The general consensus was that Toulouse had done well to hold on to players such as Lafont and Diop this summer, but how much patience can these young players be expected to show while their own growth is suffering? The club sit one point above the relegation zone and need to sort things out quickly. If they do go down, they will only have themselves to blame for failing to capitalise on one of the more promising sets of prospects in France.
• Real Madrid have been looming over Paris since the draw was made for the last-16 stage of the Champions League. The French – and Spanish – media have become increasingly fixated on a tie that, considering the money spent in the summer, is one of the biggest in Paris Saint-Germain’s history. However, as their narrow 1-0 win in Toulouse shows, Paris Saint-Germain go into the game facing a few nagging questions. Dani Alves struggled with Max Gradel’s pace and, at 34, he coud easily be exposed by Gareth Bale; Thiago Motta’s likely absence leaves a gap at the base of the midfield that an unfit Lassana Diarra and a youthful Giovani Lo Celso may not be able to fill in such a crucial evening; while Edinson Cavani and Kylian Mbappé’s goalscoring has started to dry up, the pair accounting for just three of the team’s last 19 goals in Ligue 1. They have to hold their nerve on the big stage – Unai Emery’s future depends on it.

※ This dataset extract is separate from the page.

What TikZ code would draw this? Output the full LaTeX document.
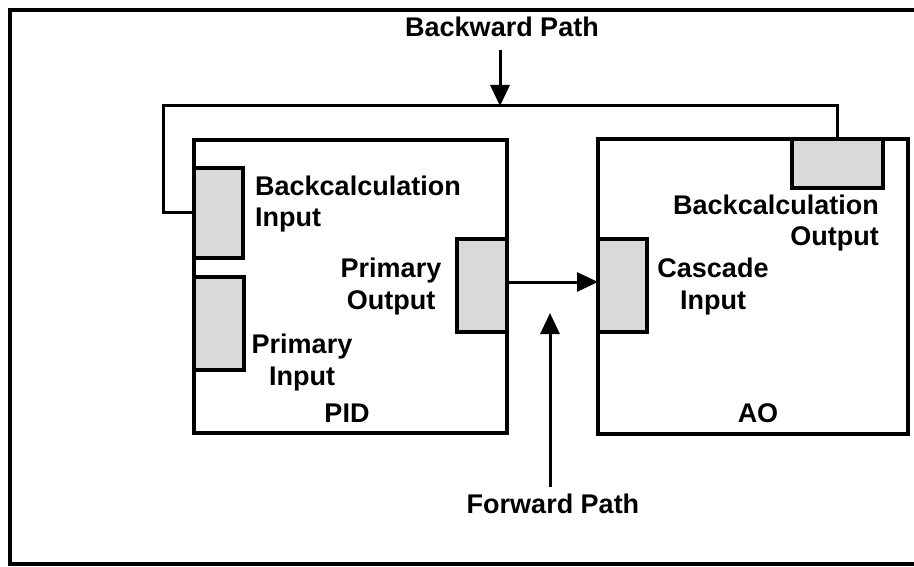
\documentclass[tikz,border=0pt]{standalone}
\usepackage{fontspec}
\setmainfont{Liberation Sans}
\usetikzlibrary{arrows.meta}
\tikzset{
  blk/.style={draw, line width=3.5pt, inner sep=0pt, outer sep=0pt, anchor=north west},
  port/.style={draw, line width=4pt, fill=gray!30, inner sep=0pt, outer sep=0pt, anchor=north west},
  lbl/.style={font=\fontsize{27}{32}\selectfont\bfseries, inner sep=0pt},
  link/.style={line width=3pt},
  flow/.style={line width=3pt, -{Triangle[length=21pt,width=19pt]}}
}
\begin{document}
\begin{tikzpicture}[x=1pt,y=-1pt]
        \useasboundingbox (0,0) rectangle (914,567);
        % Frame
        \draw [line width=4.5pt] (914,10) -- (10,10) -- (10,564) -- (914,564);
        % Blocks
        \node [blk, minimum width=313, minimum height=293] (pid) at (194,140) {};
        \node [blk, minimum width=310, minimum height=295] (ao) at (598,139) {};
        % Ports
        \node [port, minimum width=49, minimum height=90] (bcin) at (194,168) {};
        \node [port, minimum width=50, minimum height=93] (priin) at (194,277) {};
        \node [port, minimum width=50, minimum height=93] (priout) at (457,239) {};
        \node [port, minimum width=49, minimum height=93] (casin) at (598,239) {};
        \node [port, minimum width=91, minimum height=49] (bcout) at (792,139) {};
        % Labels (base = last line)
        \node [lbl, anchor=base west, align=left] (bcinlbl) at (255,227) {Backcalculation\\Input};
        \node [lbl, anchor=base, align=center] (prioutlbl) at (391,309) {Primary\\Output};
        \node [lbl, anchor=base, align=center] (priinlbl) at (302,385) {Primary\\Input};
        \node [lbl, anchor=base] (pidlbl) at (347,422) {PID};
        \node [lbl, anchor=base, align=center] (casinlbl) at (713,309) {Cascade\\Input};
        \node [lbl, anchor=base east, align=right] (bcoutlbl) at (879,246) {Backcalculation\\Output};
        \node [lbl, anchor=base] (aolbl) at (758,422) {AO};
        \node [lbl, anchor=base] (bwdlbl) at (502,37) {Backward Path};
        \node [lbl, anchor=base] (fwdlbl) at (553,513) {Forward Path};
        % Backward path
        \coordinate (loopL) at (163,106);
        \coordinate (bwdtail) at (500,50);
        \draw [link] (bcout.north) |- (loopL) |- (bcin.west);
        \draw [flow] (bwdtail) -- (bwdtail |- loopL);
        % Forward path
        \coordinate (fwdtip) at (550,313);
        \draw [flow] ([yshift=3.5pt]priout.east) -- ([yshift=3.5pt]casin.west);
        \draw [flow, shorten <=6pt] (fwdlbl.north -| fwdtip) -- (fwdtip);
    \end{tikzpicture}
\end{document}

• Rudi García’s first game in charge of Marseille in October 2016 was a painfully boring if creditable 0-0 draw away at Paris Saint-Germain. For the following year Marseille struggled to develop in spectacle and flare while results have only hovered around the acceptable mark. This winter however, García’s side have blossomed into the cavalier, free-flowing outfit that the squad seemingly facilitated and their pugnacious fans insisted upon, while results have remained steady. The 2-2 draw with a newly stubborn St Étienne also underlines room for improvement but García, often criticised for failing to improve upon one-dimensional and individualistic displays, deserves credit for finally moulding his side into one of Ligue 1’s premier attractions, while a look back over his tenure shows a generally upward curve given the disarray he found them in. The “Champions Project” is not the laughing stock it once was, as the Vélodrome hopes to see the return of Champions League football.